▸ Provided material:
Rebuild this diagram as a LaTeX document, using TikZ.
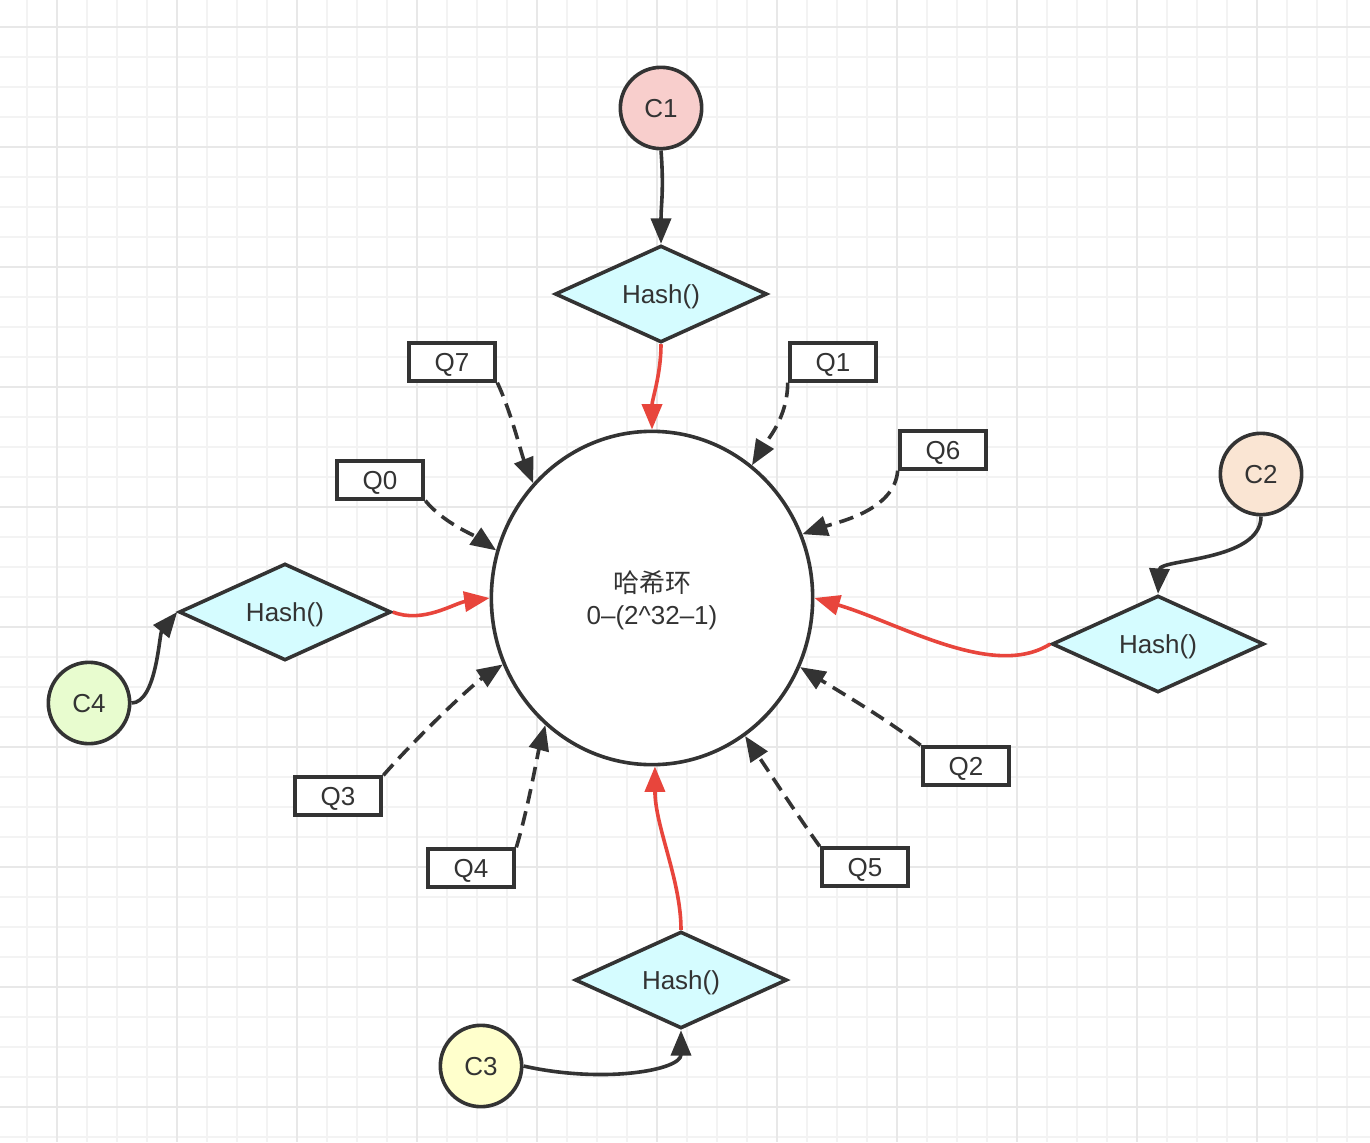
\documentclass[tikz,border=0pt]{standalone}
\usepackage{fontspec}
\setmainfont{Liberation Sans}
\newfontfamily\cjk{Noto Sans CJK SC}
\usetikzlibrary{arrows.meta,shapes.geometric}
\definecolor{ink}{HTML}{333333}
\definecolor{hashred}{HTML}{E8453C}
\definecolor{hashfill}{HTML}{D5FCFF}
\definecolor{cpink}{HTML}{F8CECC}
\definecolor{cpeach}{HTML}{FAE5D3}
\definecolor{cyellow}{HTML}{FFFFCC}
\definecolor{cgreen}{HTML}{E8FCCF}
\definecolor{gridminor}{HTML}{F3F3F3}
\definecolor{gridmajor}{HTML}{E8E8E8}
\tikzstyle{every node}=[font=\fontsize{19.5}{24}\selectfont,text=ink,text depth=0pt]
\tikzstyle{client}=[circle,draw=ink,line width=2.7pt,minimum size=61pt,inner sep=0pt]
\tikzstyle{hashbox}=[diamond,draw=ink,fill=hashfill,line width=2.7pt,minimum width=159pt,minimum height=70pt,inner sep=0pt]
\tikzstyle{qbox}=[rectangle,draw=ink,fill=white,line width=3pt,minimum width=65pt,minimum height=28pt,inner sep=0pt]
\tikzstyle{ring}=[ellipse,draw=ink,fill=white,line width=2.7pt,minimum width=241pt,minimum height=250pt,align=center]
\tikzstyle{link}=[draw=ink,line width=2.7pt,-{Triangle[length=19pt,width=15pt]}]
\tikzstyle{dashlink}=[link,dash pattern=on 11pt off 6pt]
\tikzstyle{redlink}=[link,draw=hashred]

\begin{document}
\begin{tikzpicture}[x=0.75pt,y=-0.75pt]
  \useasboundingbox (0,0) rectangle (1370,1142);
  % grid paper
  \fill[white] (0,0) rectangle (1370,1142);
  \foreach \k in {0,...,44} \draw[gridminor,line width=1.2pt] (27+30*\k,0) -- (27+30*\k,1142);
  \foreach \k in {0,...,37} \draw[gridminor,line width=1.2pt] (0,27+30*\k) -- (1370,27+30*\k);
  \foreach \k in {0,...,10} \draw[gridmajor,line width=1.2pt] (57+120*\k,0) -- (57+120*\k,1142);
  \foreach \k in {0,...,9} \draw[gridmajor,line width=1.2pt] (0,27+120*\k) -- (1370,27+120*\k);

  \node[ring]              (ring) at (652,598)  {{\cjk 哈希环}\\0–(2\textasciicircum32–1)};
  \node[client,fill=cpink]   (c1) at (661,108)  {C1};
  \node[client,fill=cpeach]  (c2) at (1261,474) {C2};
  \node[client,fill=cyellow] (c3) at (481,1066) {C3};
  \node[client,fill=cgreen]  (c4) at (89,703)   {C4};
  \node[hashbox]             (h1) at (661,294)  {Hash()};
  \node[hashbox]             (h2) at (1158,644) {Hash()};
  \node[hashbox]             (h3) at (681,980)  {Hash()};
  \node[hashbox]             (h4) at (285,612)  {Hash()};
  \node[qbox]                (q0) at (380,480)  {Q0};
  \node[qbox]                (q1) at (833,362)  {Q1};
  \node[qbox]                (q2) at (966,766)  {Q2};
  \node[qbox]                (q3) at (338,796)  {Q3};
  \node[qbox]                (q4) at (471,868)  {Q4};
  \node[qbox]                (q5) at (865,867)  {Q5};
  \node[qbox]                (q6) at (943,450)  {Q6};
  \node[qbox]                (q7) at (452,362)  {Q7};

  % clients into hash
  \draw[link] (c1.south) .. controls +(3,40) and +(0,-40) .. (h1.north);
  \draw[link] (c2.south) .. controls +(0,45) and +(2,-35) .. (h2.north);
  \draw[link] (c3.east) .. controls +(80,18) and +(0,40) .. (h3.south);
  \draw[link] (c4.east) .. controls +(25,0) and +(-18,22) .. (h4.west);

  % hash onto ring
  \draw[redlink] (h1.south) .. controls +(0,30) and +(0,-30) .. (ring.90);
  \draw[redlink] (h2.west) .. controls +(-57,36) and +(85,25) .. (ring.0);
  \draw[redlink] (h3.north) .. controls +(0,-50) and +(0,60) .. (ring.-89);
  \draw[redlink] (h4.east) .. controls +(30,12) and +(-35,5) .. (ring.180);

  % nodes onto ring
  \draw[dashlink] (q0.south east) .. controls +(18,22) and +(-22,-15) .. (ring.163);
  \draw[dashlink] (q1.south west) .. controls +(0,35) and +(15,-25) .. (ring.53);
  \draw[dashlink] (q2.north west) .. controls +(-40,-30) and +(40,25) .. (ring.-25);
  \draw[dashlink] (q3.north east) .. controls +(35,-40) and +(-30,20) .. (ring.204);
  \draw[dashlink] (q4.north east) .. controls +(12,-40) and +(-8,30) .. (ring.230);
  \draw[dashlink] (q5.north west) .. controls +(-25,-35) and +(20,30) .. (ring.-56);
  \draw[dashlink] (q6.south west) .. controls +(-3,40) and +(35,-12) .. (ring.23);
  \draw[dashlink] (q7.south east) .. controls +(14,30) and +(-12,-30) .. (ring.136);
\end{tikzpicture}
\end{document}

▸ The exercise: Reproduce all of the data exactly; the pictures do not belong in the copy.

▸ Task solution:
Rebuild this diagram as a LaTeX document, using TikZ.
\documentclass[tikz,border=0pt]{standalone}
\usepackage{fontspec}
\setmainfont{Liberation Sans}
\newfontfamily\cjk{Noto Sans CJK SC}
\usetikzlibrary{arrows.meta,shapes.geometric}
\definecolor{ink}{HTML}{333333}
\definecolor{hashred}{HTML}{E8453C}
\definecolor{hashfill}{HTML}{D5FCFF}
\definecolor{cpink}{HTML}{F8CECC}
\definecolor{cpeach}{HTML}{FAE5D3}
\definecolor{cyellow}{HTML}{FFFFCC}
\definecolor{cgreen}{HTML}{E8FCCF}
\definecolor{gridminor}{HTML}{F3F3F3}
\definecolor{gridmajor}{HTML}{E8E8E8}
\tikzstyle{every node}=[font=\fontsize{19.5}{24}\selectfont,text=ink,text depth=0pt]
\tikzstyle{client}=[circle,draw=ink,line width=2.7pt,minimum size=61pt,inner sep=0pt]
\tikzstyle{hashbox}=[diamond,draw=ink,fill=hashfill,line width=2.7pt,minimum width=159pt,minimum height=70pt,inner sep=0pt]
\tikzstyle{qbox}=[rectangle,draw=ink,fill=white,line width=3pt,minimum width=65pt,minimum height=28pt,inner sep=0pt]
\tikzstyle{ring}=[ellipse,draw=ink,fill=white,line width=2.7pt,minimum width=241pt,minimum height=250pt,align=center]
\tikzstyle{link}=[draw=ink,line width=2.7pt,-{Triangle[length=19pt,width=15pt]}]
\tikzstyle{dashlink}=[link,dash pattern=on 11pt off 6pt]
\tikzstyle{redlink}=[link,draw=hashred]

\begin{document}
\begin{tikzpicture}[x=0.75pt,y=-0.75pt]
  \useasboundingbox (0,0) rectangle (1370,1142);
  % grid paper
  \fill[white] (0,0) rectangle (1370,1142);
  \foreach \k in {0,...,44} \draw[gridminor,line width=1.2pt] (27+30*\k,0) -- (27+30*\k,1142);
  \foreach \k in {0,...,37} \draw[gridminor,line width=1.2pt] (0,27+30*\k) -- (1370,27+30*\k);
  \foreach \k in {0,...,10} \draw[gridmajor,line width=1.2pt] (57+120*\k,0) -- (57+120*\k,1142);
  \foreach \k in {0,...,9} \draw[gridmajor,line width=1.2pt] (0,27+120*\k) -- (1370,27+120*\k);

  \node[ring]              (ring) at (652,598)  {{\cjk 哈希环}\\0–(2\textasciicircum32–1)};
  \node[client,fill=cpink]   (c1) at (661,108)  {C1};
  \node[client,fill=cpeach]  (c2) at (1261,474) {C2};
  \node[client,fill=cyellow] (c3) at (481,1066) {C3};
  \node[client,fill=cgreen]  (c4) at (89,703)   {C4};
  \node[hashbox]             (h1) at (661,294)  {Hash()};
  \node[hashbox]             (h2) at (1158,644) {Hash()};
  \node[hashbox]             (h3) at (681,980)  {Hash()};
  \node[hashbox]             (h4) at (285,612)  {Hash()};
  \node[qbox]                (q0) at (380,480)  {Q0};
  \node[qbox]                (q1) at (833,362)  {Q1};
  \node[qbox]                (q2) at (966,766)  {Q2};
  \node[qbox]                (q3) at (338,796)  {Q3};
  \node[qbox]                (q4) at (471,868)  {Q4};
  \node[qbox]                (q5) at (865,867)  {Q5};
  \node[qbox]                (q6) at (943,450)  {Q6};
  \node[qbox]                (q7) at (452,362)  {Q7};

  % clients into hash
  \draw[link] (c1.south) .. controls +(3,40) and +(0,-40) .. (h1.north);
  \draw[link] (c2.south) .. controls +(0,45) and +(2,-35) .. (h2.north);
  \draw[link] (c3.east) .. controls +(80,18) and +(0,40) .. (h3.south);
  \draw[link] (c4.east) .. controls +(25,0) and +(-18,22) .. (h4.west);

  % hash onto ring
  \draw[redlink] (h1.south) .. controls +(0,30) and +(0,-30) .. (ring.90);
  \draw[redlink] (h2.west) .. controls +(-57,36) and +(85,25) .. (ring.0);
  \draw[redlink] (h3.north) .. controls +(0,-50) and +(0,60) .. (ring.-89);
  \draw[redlink] (h4.east) .. controls +(30,12) and +(-35,5) .. (ring.180);

  % nodes onto ring
  \draw[dashlink] (q0.south east) .. controls +(18,22) and +(-22,-15) .. (ring.163);
  \draw[dashlink] (q1.south west) .. controls +(0,35) and +(15,-25) .. (ring.53);
  \draw[dashlink] (q2.north west) .. controls +(-40,-30) and +(40,25) .. (ring.-25);
  \draw[dashlink] (q3.north east) .. controls +(35,-40) and +(-30,20) .. (ring.204);
  \draw[dashlink] (q4.north east) .. controls +(12,-40) and +(-8,30) .. (ring.230);
  \draw[dashlink] (q5.north west) .. controls +(-25,-35) and +(20,30) .. (ring.-56);
  \draw[dashlink] (q6.south west) .. controls +(-3,40) and +(35,-12) .. (ring.23);
  \draw[dashlink] (q7.south east) .. controls +(14,30) and +(-12,-30) .. (ring.136);
\end{tikzpicture}
\end{document}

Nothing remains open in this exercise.